- [What is needed]: Could you retype the lines below, starting at the line holding "Reproduce this chart with Plotly." and stopping at the line holding "from plotly.subplots import make_subplots", inclusive? Copy them exactly and drop the images.

#### Excerpted records ####

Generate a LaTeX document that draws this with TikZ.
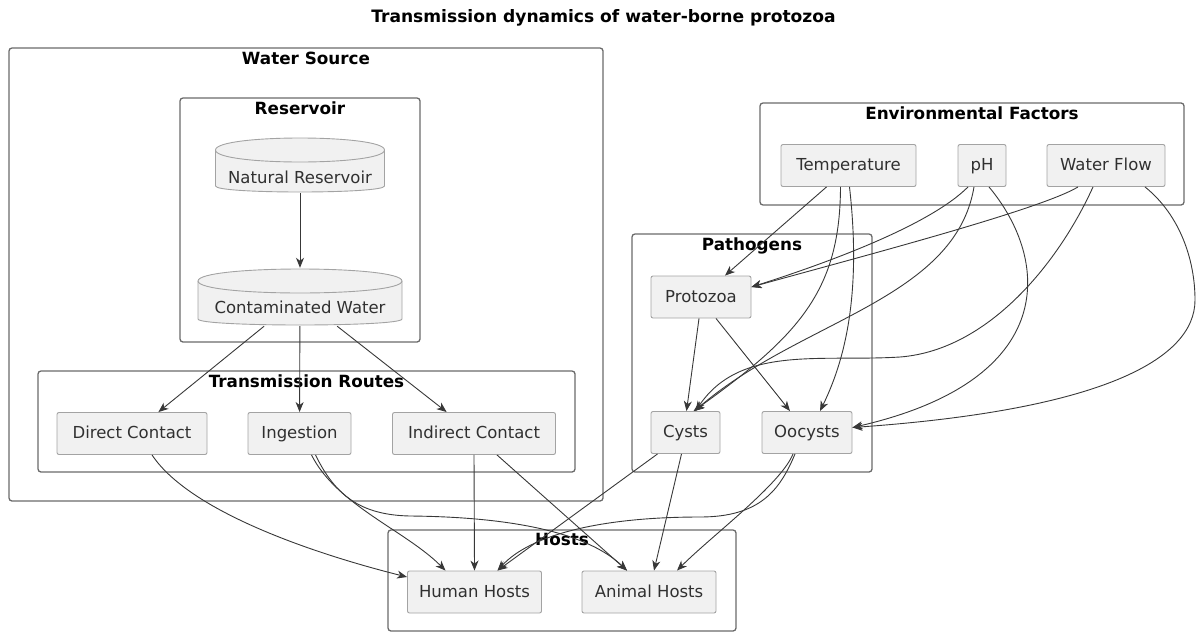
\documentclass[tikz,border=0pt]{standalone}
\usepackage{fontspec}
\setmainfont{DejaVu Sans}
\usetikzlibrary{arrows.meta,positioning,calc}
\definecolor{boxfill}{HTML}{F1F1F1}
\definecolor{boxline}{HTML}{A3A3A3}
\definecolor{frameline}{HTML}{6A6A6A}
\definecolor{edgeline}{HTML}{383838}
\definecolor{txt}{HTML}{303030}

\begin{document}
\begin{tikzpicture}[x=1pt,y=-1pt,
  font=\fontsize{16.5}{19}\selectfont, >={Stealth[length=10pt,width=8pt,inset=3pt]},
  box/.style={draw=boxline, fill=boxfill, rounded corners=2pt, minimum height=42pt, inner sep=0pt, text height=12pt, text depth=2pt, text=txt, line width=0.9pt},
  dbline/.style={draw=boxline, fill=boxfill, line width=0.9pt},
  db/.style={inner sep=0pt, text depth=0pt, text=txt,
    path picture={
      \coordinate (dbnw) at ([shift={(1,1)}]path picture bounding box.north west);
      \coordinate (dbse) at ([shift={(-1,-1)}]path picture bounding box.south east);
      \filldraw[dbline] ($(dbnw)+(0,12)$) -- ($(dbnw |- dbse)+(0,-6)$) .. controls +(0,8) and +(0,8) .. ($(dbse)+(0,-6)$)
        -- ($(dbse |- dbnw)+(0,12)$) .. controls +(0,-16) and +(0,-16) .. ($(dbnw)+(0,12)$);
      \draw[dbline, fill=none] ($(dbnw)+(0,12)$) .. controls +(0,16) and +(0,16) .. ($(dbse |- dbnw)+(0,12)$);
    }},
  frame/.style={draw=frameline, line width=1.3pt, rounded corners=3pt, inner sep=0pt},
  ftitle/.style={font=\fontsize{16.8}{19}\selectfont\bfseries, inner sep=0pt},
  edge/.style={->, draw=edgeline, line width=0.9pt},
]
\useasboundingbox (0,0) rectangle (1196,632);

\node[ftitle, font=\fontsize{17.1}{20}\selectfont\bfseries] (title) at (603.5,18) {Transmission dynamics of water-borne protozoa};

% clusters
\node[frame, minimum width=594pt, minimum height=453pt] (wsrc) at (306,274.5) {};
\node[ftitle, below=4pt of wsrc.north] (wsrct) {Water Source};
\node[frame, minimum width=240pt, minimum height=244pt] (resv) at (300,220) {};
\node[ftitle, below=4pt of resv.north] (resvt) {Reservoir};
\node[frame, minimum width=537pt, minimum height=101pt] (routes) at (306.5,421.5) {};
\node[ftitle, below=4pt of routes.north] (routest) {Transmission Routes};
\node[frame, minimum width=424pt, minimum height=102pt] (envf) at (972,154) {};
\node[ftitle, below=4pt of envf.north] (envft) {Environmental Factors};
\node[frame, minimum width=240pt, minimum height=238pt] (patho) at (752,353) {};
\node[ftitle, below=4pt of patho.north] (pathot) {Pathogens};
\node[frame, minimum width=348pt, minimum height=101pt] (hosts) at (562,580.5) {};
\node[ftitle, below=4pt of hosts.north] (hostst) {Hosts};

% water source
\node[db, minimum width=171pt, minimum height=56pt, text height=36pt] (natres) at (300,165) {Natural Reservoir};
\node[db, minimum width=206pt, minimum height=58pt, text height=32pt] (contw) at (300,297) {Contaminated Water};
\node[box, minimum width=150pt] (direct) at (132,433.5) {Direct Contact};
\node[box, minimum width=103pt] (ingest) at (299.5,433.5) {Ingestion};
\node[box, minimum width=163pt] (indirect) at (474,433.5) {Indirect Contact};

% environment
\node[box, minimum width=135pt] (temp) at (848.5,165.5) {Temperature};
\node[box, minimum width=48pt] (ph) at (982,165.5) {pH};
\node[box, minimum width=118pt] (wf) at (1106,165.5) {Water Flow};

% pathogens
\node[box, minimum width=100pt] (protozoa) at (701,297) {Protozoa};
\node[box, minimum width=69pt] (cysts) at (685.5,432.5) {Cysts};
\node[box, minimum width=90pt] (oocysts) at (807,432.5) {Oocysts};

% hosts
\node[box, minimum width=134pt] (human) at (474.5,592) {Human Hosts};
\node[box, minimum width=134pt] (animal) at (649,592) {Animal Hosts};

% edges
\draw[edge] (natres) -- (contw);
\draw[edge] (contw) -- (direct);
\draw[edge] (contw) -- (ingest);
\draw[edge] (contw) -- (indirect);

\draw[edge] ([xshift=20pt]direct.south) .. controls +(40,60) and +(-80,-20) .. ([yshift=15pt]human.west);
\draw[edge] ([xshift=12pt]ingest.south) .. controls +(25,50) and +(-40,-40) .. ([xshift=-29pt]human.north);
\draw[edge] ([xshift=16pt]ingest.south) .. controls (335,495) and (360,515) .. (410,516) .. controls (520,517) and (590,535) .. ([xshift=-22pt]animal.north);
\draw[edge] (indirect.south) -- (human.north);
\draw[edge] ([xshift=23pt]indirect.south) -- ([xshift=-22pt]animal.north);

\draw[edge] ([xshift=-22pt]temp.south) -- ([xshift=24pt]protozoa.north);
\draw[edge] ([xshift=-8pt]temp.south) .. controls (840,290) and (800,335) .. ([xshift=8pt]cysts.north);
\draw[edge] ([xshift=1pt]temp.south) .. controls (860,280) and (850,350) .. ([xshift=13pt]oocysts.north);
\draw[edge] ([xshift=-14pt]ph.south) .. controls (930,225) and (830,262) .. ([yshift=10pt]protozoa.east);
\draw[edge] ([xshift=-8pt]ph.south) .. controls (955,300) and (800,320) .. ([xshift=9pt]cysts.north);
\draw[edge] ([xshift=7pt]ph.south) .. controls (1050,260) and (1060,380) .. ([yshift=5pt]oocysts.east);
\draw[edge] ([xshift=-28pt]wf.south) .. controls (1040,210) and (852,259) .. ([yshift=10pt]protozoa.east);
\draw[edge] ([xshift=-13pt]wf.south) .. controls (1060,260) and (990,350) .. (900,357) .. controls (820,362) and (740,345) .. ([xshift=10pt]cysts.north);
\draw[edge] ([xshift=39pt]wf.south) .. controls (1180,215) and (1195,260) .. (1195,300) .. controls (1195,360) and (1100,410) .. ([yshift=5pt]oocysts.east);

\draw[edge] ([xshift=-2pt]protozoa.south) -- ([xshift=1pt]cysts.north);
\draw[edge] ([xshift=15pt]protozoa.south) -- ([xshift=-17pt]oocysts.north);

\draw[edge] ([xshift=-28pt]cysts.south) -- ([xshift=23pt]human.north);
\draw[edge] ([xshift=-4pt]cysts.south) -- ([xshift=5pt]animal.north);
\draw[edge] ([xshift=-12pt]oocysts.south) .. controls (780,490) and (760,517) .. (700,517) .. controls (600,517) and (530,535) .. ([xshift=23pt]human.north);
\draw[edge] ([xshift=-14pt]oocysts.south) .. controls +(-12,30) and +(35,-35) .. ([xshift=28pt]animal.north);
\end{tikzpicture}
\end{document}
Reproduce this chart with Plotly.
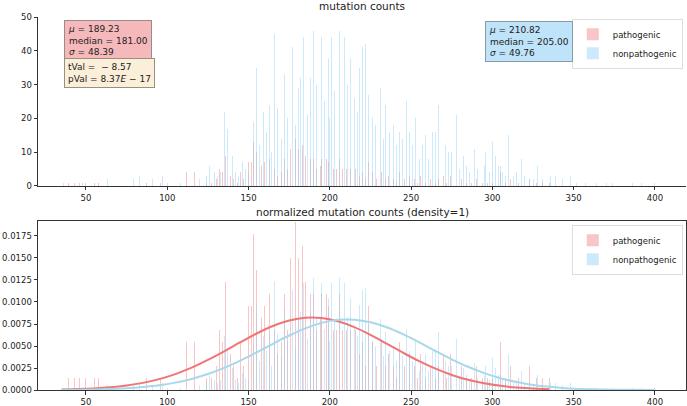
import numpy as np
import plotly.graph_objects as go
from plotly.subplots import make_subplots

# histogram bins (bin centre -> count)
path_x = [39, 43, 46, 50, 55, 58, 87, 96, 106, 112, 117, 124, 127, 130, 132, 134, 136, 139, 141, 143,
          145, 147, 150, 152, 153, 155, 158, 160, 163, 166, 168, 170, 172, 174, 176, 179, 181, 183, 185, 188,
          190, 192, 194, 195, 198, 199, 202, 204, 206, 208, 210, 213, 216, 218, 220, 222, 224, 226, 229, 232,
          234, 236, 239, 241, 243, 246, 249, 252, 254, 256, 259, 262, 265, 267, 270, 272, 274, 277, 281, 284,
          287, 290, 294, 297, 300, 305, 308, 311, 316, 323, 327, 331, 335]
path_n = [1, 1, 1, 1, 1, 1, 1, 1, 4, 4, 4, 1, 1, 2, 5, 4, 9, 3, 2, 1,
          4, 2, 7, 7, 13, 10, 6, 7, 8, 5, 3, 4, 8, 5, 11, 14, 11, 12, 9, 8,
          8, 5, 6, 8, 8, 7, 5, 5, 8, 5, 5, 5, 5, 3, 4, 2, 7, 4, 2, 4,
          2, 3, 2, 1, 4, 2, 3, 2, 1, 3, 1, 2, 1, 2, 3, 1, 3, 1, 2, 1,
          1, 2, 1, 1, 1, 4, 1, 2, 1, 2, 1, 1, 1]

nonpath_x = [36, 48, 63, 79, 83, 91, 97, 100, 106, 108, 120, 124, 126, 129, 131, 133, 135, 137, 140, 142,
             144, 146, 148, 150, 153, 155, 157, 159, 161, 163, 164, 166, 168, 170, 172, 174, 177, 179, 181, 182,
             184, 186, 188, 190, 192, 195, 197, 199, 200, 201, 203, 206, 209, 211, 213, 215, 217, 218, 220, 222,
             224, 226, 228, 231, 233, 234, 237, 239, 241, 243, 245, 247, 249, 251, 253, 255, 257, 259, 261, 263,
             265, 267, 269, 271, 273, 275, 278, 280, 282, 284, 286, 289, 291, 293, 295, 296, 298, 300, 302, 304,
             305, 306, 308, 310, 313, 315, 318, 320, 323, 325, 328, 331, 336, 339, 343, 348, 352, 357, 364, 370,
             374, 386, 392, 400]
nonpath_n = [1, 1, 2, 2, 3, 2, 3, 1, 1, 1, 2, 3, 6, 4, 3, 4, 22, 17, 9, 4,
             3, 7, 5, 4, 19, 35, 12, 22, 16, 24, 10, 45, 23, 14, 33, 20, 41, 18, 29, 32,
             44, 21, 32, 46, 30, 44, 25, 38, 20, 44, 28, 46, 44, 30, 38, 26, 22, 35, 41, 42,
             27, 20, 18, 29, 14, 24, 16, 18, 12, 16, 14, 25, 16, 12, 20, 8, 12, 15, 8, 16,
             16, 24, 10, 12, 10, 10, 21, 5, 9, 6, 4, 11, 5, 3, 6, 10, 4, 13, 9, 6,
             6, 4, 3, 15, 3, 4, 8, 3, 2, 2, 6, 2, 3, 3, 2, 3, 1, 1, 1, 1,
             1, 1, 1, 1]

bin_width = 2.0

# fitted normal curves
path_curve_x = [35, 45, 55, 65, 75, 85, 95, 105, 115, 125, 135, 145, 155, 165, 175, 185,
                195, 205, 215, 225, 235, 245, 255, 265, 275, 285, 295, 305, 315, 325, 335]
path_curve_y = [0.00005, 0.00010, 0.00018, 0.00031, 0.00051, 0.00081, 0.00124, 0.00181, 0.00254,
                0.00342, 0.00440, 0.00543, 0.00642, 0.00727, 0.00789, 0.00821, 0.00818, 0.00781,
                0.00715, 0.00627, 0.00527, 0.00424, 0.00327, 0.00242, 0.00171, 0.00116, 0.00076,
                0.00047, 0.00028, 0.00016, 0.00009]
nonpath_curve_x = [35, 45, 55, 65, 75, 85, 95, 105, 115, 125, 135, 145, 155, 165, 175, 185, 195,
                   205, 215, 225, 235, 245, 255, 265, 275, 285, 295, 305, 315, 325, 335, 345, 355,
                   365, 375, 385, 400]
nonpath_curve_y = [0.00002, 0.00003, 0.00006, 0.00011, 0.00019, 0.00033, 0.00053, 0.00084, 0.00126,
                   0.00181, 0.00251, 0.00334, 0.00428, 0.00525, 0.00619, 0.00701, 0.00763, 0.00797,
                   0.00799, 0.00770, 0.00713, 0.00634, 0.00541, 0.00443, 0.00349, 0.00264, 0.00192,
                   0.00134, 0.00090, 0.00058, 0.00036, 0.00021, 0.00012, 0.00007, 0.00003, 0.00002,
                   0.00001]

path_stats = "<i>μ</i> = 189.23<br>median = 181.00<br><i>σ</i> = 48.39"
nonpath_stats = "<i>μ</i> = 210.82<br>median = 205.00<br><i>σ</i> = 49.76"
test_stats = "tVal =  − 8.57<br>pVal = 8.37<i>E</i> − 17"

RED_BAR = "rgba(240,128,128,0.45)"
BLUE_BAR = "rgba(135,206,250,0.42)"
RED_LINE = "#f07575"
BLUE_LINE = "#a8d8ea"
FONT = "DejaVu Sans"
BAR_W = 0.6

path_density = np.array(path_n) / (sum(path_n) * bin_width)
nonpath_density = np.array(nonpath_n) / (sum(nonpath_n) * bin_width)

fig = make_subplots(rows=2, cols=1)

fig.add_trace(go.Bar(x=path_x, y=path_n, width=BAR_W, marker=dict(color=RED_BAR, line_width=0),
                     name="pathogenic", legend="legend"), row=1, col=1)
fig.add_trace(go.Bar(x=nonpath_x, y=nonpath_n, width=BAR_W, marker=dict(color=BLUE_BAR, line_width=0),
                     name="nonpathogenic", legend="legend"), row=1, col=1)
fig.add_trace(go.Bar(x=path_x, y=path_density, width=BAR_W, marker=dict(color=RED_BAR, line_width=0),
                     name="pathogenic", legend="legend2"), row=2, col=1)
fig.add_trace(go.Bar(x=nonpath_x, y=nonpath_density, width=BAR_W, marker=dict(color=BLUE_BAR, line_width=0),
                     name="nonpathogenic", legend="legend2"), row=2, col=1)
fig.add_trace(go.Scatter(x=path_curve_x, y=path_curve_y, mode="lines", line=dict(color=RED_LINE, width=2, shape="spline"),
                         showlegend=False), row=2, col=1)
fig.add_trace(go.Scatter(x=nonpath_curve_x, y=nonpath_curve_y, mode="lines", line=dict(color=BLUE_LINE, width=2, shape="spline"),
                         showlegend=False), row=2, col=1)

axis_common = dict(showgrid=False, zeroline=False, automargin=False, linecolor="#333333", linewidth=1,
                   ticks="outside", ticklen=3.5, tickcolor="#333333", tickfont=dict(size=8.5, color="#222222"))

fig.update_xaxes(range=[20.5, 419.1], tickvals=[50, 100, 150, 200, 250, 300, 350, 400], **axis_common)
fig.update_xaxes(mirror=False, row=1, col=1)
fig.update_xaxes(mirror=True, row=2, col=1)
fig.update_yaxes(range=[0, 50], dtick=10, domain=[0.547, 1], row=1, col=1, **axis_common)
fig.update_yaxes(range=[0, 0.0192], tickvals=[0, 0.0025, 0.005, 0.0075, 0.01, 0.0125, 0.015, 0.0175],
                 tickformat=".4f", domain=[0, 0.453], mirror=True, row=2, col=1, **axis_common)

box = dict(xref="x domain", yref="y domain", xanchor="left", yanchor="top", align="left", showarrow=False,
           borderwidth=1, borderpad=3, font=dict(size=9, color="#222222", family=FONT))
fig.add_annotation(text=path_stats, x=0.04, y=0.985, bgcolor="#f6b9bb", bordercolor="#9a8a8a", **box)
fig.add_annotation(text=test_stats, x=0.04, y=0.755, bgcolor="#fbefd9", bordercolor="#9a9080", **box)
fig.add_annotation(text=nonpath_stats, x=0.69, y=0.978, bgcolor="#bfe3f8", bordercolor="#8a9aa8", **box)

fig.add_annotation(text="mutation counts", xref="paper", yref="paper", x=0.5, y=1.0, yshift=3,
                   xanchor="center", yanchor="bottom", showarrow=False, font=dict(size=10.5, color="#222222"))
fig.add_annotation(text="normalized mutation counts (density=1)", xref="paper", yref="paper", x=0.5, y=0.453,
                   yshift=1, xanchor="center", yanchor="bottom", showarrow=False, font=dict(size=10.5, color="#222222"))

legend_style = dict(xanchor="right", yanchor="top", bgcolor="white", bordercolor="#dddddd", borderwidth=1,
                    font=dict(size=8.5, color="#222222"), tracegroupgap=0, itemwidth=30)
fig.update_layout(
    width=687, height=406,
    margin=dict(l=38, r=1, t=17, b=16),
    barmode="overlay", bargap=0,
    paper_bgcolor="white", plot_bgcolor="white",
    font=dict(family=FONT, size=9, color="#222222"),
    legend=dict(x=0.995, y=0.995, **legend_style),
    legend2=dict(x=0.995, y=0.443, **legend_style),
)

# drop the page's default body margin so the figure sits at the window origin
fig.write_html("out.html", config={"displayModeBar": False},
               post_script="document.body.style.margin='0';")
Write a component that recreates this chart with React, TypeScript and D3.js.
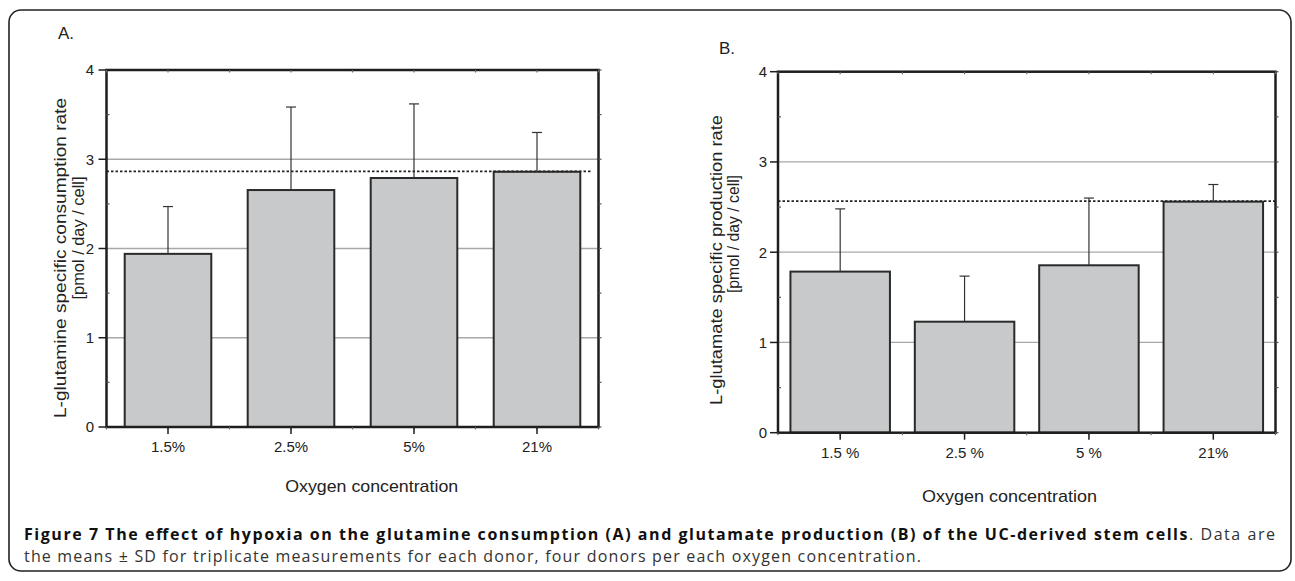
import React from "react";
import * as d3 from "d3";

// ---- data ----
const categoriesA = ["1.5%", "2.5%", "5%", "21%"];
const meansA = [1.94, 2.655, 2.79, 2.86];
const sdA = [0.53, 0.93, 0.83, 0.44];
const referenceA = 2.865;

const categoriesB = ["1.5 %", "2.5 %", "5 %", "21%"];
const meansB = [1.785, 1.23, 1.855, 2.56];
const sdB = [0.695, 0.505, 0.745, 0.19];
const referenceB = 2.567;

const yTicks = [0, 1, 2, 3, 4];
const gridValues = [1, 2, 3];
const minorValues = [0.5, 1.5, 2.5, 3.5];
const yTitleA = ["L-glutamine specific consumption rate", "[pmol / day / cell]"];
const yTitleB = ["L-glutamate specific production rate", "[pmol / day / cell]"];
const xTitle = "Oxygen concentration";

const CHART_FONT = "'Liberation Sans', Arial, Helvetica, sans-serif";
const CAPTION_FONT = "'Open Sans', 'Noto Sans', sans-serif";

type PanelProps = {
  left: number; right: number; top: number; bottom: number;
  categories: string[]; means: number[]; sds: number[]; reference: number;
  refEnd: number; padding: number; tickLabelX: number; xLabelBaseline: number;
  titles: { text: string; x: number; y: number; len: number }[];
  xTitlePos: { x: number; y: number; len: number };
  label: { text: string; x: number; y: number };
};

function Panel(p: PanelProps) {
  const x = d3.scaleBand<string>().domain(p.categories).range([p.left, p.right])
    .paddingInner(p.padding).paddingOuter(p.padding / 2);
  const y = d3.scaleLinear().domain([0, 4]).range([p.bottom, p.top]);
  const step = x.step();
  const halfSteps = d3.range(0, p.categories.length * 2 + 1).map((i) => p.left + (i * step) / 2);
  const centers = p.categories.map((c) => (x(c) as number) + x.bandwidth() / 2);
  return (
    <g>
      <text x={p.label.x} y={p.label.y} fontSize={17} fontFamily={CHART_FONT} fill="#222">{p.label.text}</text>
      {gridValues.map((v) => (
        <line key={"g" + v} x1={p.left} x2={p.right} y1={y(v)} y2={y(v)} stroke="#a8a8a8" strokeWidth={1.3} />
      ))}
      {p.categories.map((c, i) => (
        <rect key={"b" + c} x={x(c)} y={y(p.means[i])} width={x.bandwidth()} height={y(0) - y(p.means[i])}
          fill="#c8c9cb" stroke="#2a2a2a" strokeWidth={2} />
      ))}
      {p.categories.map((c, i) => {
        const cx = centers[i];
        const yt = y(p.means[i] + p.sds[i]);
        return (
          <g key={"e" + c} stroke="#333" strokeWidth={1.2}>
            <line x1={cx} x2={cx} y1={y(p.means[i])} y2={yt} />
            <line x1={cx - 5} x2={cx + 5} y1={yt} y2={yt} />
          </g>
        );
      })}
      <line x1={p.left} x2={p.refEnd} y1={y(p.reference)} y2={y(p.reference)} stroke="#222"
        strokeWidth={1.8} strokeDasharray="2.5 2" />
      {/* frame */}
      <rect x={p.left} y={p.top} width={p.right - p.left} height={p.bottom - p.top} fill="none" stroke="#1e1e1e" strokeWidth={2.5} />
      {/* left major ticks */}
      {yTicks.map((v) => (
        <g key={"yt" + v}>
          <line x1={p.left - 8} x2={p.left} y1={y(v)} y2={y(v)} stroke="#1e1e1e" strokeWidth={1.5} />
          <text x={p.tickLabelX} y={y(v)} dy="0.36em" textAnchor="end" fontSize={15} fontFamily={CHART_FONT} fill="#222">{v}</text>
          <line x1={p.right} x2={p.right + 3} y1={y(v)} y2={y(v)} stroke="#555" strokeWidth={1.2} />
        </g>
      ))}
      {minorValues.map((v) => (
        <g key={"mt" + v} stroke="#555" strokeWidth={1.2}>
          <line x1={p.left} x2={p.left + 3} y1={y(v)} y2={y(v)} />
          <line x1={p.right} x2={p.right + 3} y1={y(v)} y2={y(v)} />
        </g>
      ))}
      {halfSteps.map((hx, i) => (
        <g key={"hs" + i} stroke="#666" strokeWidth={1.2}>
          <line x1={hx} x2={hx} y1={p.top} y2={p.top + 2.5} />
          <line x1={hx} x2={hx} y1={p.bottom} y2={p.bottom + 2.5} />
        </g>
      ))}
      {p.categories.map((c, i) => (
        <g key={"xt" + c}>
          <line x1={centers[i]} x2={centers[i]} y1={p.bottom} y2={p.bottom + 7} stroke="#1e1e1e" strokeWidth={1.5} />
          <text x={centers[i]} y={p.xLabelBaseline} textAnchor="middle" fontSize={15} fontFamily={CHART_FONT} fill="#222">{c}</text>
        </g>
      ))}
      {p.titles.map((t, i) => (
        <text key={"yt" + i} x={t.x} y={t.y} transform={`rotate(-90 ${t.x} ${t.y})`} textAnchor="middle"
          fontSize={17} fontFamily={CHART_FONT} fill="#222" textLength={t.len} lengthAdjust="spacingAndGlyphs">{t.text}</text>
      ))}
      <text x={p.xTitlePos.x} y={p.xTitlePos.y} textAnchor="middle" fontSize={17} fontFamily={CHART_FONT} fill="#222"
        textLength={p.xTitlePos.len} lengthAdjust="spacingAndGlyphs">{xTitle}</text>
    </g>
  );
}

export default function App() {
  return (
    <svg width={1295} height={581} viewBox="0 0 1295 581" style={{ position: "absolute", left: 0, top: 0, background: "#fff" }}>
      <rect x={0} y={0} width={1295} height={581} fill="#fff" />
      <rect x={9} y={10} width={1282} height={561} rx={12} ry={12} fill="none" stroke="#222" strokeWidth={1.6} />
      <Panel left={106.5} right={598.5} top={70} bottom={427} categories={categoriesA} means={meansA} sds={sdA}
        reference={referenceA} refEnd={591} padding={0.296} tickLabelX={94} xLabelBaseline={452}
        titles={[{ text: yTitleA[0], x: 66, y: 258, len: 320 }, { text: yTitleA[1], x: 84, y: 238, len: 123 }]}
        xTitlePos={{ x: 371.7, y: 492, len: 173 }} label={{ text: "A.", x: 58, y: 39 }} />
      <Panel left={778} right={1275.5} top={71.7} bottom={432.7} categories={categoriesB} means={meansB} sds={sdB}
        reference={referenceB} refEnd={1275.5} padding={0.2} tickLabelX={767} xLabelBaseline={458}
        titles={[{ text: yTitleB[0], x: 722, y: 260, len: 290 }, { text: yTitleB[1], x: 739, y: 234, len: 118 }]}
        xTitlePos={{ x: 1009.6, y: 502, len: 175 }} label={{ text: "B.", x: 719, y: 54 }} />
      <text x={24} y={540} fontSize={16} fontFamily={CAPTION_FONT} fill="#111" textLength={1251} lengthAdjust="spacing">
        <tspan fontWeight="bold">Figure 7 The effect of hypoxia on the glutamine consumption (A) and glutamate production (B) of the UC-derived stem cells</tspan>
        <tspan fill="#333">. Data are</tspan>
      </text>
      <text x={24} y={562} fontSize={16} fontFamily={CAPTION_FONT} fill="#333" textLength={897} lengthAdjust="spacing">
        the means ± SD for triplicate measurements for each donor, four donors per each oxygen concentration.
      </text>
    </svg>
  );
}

####

- [Task solution]:
Reproduce this chart with Plotly.
import numpy as np
import plotly.graph_objects as go
from plotly.subplots import make_subplots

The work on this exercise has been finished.